** START Provided material **

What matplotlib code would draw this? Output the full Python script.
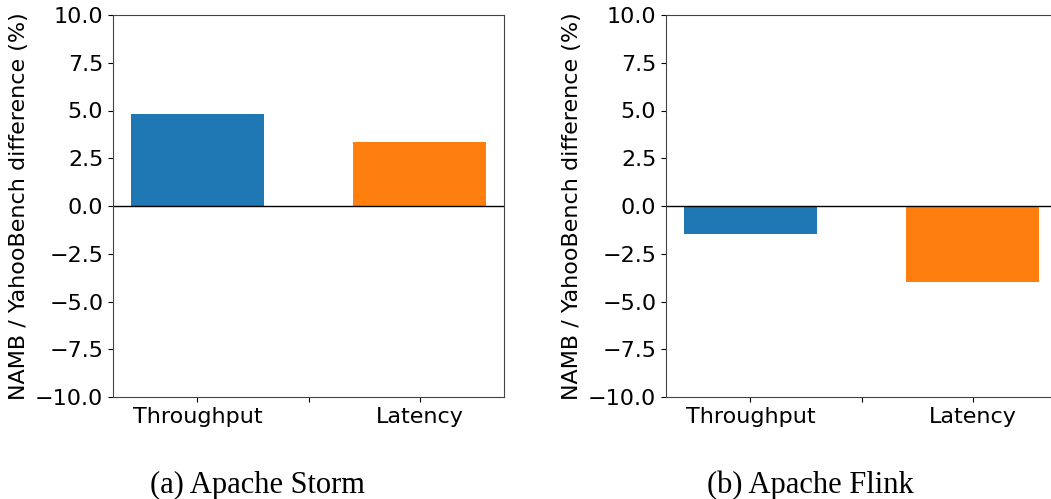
import matplotlib
matplotlib.use("Agg")
import matplotlib.pyplot as plt

metrics = ["Throughput", "Latency"]
storm_diff = [4.82, 3.33]
flink_diff = [-1.47, -3.96]
bar_colors = ["#1f77b4", "#ff7f0e"]
y_ticks = [-10.0, -7.5, -5.0, -2.5, 0.0, 2.5, 5.0, 7.5, 10.0]
captions = ["(a) Apache Storm", "(b) Apache Flink"]
ylabel = "NAMB / YahooBench difference (%)"

W, H = 1051, 499
fig = plt.figure(figsize=(W / 100, H / 100), dpi=100)

panels = [
    (113, storm_diff, captions[0], 257),
    (666, flink_diff, captions[1], 810),
]

for left_px, values, caption, cap_x in panels:
    ax = fig.add_axes([left_px / W, (H - 397) / H, 391 / W, 382 / H])
    pos = list(range(len(metrics)))
    ax.bar(pos, values, width=0.6, color=bar_colors)
    ax.axhline(0, color="black", linewidth=1.0)
    ax.set_ylim(-10, 10)
    ax.set_yticks(y_ticks)
    ax.set_xticks([0, 0.5, 1])
    ax.set_xticklabels([metrics[0], "", metrics[1]])
    ax.tick_params(labelsize=16)
    ax.set_ylabel(ylabel, fontsize=16)
    for sp in ax.spines.values():
        sp.set_color("#444444")
    fig.text(cap_x / W, 1 - 485 / H, caption, ha="center", va="center",
             fontsize=22, family="Liberation Serif")

fig.savefig("out.png", dpi=100)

** END Provided material **

=== Exercise details ===
Leave out the pictures and restate everything else word for word.

=== The completed task ===
What matplotlib code would draw this? Output the full Python script.
import matplotlib
matplotlib.use("Agg")
import matplotlib.pyplot as plt

metrics = ["Throughput", "Latency"]
storm_diff = [4.82, 3.33]
flink_diff = [-1.47, -3.96]
bar_colors = ["#1f77b4", "#ff7f0e"]
y_ticks = [-10.0, -7.5, -5.0, -2.5, 0.0, 2.5, 5.0, 7.5, 10.0]
captions = ["(a) Apache Storm", "(b) Apache Flink"]
ylabel = "NAMB / YahooBench difference (%)"

W, H = 1051, 499
fig = plt.figure(figsize=(W / 100, H / 100), dpi=100)

panels = [
    (113, storm_diff, captions[0], 257),
    (666, flink_diff, captions[1], 810),
]

for left_px, values, caption, cap_x in panels:
    ax = fig.add_axes([left_px / W, (H - 397) / H, 391 / W, 382 / H])
    pos = list(range(len(metrics)))
    ax.bar(pos, values, width=0.6, color=bar_colors)
    ax.axhline(0, color="black", linewidth=1.0)
    ax.set_ylim(-10, 10)
    ax.set_yticks(y_ticks)
    ax.set_xticks([0, 0.5, 1])
    ax.set_xticklabels([metrics[0], "", metrics[1]])
    ax.tick_params(labelsize=16)
    ax.set_ylabel(ylabel, fontsize=16)
    for sp in ax.spines.values():
        sp.set_color("#444444")
    fig.text(cap_x / W, 1 - 485 / H, caption, ha="center", va="center",
             fontsize=22, family="Liberation Serif")

fig.savefig("out.png", dpi=100)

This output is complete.